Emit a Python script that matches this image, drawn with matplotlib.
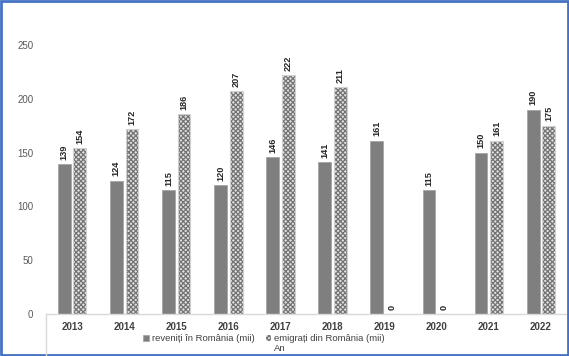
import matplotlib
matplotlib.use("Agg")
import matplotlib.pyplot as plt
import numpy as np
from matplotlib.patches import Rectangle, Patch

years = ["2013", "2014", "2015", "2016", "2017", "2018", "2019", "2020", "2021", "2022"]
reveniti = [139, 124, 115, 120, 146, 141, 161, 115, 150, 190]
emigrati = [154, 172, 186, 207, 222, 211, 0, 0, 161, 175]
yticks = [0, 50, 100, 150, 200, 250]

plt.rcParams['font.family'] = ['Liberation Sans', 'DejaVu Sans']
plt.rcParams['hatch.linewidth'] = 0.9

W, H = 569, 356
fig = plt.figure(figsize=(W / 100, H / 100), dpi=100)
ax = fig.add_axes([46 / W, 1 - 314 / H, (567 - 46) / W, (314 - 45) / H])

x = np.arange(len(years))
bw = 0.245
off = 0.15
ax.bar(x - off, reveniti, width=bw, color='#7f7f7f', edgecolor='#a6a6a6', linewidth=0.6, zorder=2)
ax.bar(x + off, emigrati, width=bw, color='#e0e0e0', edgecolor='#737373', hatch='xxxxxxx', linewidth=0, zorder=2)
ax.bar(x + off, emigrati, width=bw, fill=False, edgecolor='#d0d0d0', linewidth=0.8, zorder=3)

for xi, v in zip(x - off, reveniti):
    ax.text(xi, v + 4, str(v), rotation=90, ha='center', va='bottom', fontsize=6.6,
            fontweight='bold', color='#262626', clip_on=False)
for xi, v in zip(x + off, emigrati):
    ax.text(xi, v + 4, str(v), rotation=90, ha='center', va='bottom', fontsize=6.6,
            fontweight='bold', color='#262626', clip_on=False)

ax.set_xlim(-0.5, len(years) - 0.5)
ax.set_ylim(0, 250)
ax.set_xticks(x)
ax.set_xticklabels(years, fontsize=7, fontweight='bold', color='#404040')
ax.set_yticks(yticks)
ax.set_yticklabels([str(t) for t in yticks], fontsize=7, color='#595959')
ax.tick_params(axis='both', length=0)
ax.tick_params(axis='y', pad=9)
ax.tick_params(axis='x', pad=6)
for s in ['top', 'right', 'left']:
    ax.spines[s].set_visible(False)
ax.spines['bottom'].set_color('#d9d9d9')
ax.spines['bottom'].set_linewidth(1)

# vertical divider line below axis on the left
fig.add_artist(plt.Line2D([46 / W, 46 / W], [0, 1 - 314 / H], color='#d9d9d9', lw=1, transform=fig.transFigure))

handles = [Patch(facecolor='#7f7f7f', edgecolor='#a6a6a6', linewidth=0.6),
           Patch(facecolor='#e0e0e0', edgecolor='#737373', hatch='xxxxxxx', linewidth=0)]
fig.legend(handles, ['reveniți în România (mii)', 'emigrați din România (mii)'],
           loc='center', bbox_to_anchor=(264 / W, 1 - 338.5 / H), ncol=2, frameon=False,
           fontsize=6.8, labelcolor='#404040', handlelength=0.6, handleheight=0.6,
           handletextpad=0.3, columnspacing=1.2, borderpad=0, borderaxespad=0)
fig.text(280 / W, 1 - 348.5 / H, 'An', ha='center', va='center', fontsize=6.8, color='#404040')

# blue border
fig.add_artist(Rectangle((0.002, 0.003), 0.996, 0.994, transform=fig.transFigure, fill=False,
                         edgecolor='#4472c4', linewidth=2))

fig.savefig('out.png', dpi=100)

**********

_Required task_.
Pictures excluded, repeat exactly the lines from the top of the material through the line with "from matplotlib.patches import", including both of those lines.

_Result_.
Emit a Python script that matches this image, drawn with matplotlib.
import matplotlib
matplotlib.use("Agg")
import matplotlib.pyplot as plt
import numpy as np
from matplotlib.patches import Rectangle, Patch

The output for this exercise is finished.